§ PROVIDED DATA:
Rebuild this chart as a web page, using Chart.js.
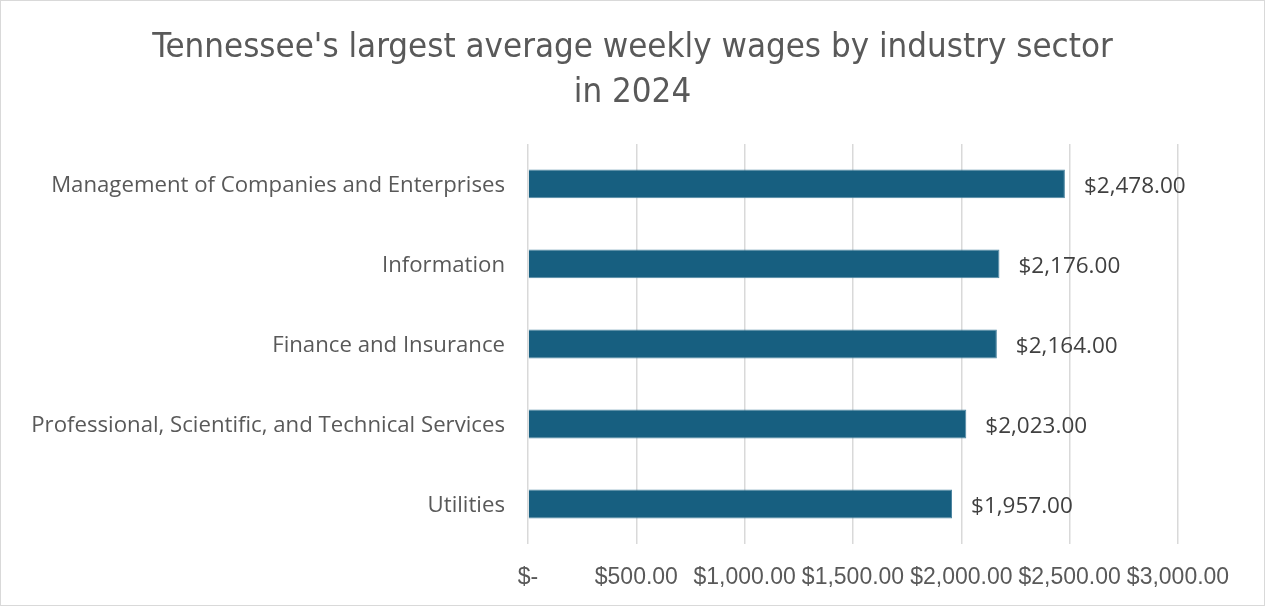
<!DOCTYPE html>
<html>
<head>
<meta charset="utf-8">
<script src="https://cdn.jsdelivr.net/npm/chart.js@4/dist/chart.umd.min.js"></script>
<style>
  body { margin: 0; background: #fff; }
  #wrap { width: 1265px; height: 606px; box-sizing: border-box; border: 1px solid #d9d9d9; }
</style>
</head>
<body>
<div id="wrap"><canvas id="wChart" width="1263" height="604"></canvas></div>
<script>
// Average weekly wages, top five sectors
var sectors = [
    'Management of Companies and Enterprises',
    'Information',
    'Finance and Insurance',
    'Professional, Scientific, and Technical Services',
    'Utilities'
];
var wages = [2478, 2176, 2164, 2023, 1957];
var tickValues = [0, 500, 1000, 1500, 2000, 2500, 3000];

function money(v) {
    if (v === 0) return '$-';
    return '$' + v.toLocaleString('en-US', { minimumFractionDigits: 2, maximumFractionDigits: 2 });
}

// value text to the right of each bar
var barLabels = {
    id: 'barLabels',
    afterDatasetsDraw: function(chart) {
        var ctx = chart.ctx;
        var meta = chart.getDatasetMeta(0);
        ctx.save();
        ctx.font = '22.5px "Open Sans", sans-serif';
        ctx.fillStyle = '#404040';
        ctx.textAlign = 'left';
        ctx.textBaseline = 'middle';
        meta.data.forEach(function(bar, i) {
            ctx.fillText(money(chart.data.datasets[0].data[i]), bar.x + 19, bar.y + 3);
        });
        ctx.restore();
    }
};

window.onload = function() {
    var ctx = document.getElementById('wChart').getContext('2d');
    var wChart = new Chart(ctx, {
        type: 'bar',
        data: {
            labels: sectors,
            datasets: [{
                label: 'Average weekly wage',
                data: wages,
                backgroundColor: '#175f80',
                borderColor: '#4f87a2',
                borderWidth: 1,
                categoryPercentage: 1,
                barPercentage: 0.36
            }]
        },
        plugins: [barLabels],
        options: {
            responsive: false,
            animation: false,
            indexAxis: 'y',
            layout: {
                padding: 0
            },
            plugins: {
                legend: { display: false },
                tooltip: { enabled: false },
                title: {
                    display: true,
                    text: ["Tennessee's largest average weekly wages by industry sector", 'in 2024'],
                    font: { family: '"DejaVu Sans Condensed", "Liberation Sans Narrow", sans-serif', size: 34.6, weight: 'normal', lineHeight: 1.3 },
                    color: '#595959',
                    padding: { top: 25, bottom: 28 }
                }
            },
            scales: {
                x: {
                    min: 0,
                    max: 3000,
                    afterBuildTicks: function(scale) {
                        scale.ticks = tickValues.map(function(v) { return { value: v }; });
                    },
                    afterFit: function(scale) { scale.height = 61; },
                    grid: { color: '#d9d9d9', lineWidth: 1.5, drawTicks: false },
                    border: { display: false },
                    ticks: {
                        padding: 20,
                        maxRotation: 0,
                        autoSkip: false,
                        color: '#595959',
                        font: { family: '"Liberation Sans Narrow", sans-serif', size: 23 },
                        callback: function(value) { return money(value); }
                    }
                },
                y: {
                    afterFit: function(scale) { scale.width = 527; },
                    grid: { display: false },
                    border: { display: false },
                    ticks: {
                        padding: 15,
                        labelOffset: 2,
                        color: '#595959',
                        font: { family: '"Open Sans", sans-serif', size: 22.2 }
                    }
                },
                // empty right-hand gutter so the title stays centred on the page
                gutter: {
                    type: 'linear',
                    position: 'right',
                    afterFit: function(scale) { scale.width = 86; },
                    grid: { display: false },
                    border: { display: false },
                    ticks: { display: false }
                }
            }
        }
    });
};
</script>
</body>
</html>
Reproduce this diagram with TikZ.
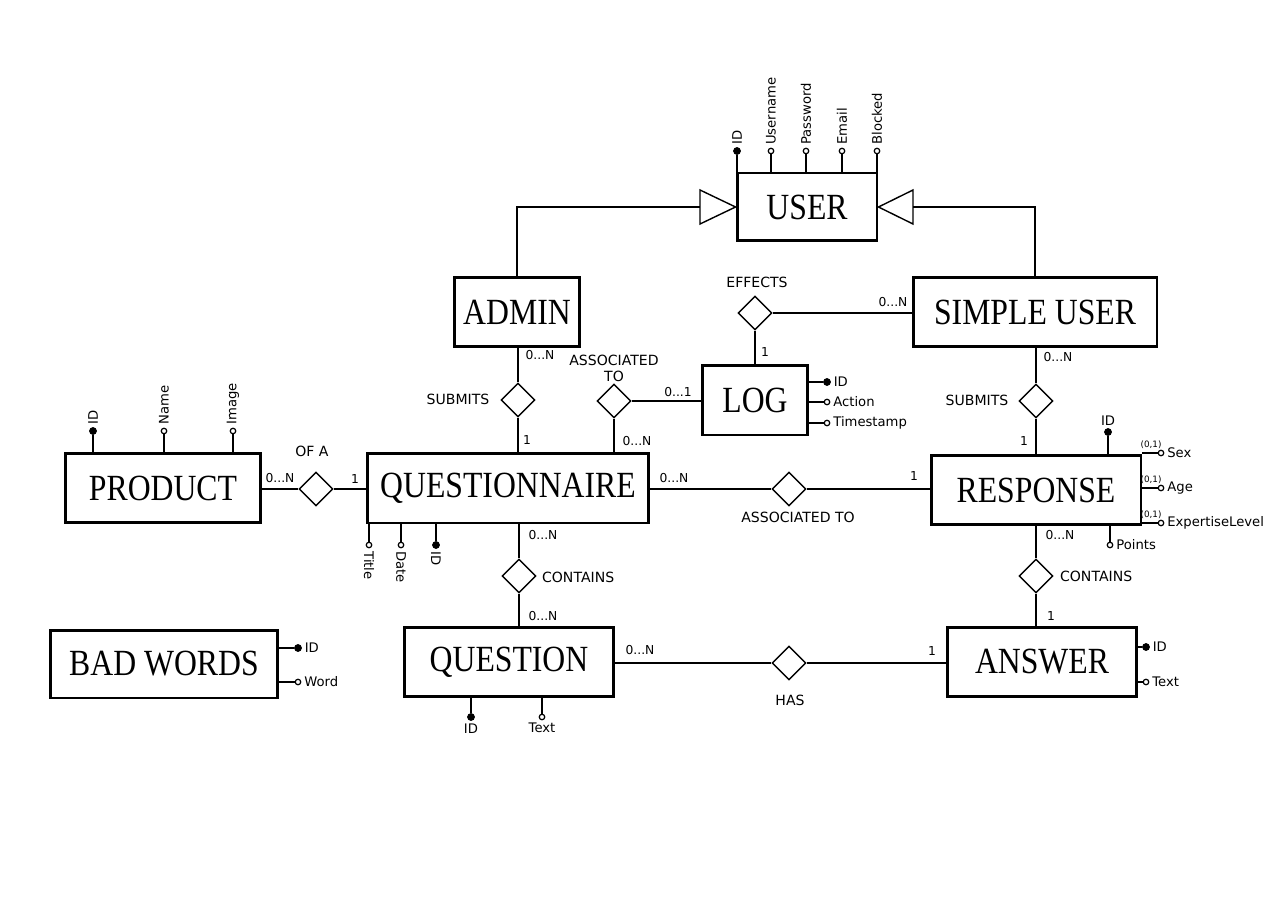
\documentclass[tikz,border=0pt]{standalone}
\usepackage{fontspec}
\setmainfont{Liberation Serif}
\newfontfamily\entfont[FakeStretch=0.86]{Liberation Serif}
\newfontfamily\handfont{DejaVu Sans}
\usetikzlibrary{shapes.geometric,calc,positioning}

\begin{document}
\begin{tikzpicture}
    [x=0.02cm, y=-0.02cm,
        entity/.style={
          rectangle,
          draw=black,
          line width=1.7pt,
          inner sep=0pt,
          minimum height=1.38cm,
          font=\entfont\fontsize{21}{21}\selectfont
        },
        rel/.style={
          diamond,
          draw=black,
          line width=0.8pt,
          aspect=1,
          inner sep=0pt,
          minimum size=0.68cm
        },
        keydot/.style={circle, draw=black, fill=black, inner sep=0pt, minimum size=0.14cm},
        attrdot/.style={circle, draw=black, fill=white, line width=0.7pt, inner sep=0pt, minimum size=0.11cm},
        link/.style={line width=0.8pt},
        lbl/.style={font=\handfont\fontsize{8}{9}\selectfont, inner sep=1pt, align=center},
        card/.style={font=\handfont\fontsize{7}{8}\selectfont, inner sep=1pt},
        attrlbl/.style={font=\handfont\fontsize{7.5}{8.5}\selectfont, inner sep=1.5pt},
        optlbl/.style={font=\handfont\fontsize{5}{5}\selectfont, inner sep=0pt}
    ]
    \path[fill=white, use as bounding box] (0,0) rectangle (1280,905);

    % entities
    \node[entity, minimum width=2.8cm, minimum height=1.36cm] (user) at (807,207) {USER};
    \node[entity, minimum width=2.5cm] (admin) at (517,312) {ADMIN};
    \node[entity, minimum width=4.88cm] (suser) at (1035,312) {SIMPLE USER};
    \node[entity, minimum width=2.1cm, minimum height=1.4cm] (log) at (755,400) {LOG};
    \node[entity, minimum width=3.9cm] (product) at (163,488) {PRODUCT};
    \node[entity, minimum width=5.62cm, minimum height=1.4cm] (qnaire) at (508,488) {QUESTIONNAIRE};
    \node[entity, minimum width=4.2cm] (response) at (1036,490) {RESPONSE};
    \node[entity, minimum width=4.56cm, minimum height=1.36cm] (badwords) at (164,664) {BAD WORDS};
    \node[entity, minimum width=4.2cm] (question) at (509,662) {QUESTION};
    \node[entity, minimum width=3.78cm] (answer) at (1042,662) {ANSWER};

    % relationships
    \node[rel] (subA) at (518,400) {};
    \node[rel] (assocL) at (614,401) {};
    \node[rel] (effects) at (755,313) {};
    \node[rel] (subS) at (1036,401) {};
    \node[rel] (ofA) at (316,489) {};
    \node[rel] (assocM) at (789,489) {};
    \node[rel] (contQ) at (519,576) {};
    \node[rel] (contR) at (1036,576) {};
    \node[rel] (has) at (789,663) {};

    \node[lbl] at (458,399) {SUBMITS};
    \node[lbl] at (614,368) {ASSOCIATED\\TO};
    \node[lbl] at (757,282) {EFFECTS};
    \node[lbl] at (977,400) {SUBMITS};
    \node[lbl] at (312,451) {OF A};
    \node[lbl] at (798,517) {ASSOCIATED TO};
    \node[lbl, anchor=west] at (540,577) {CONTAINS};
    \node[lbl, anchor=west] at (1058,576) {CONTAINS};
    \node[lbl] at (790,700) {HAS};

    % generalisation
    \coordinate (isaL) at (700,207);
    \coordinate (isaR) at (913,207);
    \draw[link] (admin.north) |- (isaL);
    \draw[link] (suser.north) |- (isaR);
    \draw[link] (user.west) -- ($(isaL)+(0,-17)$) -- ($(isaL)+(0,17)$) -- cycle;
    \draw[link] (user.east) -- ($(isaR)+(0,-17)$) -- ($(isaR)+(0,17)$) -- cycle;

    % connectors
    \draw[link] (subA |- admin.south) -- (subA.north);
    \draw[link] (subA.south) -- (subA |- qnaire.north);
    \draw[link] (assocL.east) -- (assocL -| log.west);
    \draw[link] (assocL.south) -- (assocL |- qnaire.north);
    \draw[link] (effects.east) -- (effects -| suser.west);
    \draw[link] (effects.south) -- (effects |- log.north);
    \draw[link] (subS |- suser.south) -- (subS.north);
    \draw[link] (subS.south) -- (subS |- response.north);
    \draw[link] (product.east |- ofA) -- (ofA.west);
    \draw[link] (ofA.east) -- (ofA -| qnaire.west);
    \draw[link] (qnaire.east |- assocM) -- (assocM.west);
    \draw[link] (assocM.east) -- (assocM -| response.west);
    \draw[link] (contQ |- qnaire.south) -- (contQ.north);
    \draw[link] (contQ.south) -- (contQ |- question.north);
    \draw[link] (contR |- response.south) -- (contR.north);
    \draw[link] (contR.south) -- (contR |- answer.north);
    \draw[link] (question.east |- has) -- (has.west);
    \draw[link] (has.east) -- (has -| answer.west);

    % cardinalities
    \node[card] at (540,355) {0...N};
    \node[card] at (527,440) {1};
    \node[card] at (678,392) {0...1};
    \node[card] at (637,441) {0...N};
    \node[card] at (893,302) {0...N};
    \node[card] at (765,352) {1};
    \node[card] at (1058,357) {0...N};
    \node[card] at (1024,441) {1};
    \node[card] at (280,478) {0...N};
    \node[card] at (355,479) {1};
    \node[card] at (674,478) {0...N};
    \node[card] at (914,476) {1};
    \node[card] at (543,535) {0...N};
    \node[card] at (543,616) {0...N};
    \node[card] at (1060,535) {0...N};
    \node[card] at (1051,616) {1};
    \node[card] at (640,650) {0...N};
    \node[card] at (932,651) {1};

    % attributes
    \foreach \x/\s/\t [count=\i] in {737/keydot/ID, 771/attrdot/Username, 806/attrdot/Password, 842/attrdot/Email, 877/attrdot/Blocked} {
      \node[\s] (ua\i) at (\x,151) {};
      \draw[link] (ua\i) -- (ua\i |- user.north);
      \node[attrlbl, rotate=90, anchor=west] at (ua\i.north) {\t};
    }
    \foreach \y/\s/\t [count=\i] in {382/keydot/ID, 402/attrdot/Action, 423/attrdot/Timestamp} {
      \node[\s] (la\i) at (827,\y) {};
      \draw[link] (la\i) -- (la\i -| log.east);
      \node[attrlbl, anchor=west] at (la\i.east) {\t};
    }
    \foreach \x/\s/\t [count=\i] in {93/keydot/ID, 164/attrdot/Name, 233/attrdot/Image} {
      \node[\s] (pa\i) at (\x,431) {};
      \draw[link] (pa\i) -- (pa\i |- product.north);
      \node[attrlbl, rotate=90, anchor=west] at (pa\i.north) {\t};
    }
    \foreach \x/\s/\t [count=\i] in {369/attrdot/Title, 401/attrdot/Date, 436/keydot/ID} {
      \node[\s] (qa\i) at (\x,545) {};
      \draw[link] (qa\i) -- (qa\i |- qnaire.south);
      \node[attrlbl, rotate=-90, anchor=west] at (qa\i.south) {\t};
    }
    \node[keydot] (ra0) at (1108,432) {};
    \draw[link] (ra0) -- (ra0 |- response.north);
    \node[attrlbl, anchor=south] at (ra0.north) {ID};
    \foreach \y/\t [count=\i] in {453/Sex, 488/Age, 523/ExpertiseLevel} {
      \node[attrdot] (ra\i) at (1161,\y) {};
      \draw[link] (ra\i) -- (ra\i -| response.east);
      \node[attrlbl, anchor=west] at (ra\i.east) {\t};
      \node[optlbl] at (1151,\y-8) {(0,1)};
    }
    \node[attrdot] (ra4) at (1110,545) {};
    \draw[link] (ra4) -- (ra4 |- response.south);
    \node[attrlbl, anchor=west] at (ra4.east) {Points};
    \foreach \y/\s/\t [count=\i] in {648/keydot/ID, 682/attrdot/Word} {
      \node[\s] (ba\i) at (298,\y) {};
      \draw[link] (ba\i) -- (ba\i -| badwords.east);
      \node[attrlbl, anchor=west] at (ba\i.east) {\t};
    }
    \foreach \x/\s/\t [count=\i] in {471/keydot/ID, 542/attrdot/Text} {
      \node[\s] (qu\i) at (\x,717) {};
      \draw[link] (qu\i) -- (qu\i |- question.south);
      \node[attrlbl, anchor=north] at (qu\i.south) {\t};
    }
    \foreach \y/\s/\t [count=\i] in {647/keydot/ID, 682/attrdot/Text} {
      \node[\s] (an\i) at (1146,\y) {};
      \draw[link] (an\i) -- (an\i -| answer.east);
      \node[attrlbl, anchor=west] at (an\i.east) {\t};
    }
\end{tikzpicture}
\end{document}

§ AIM OF THE TASK: Of the lines above, copy each that contains "this".

§ WRITTEN ANSWER:
Rebuild this chart as a web page, using Chart.js.
Reproduce this diagram with TikZ.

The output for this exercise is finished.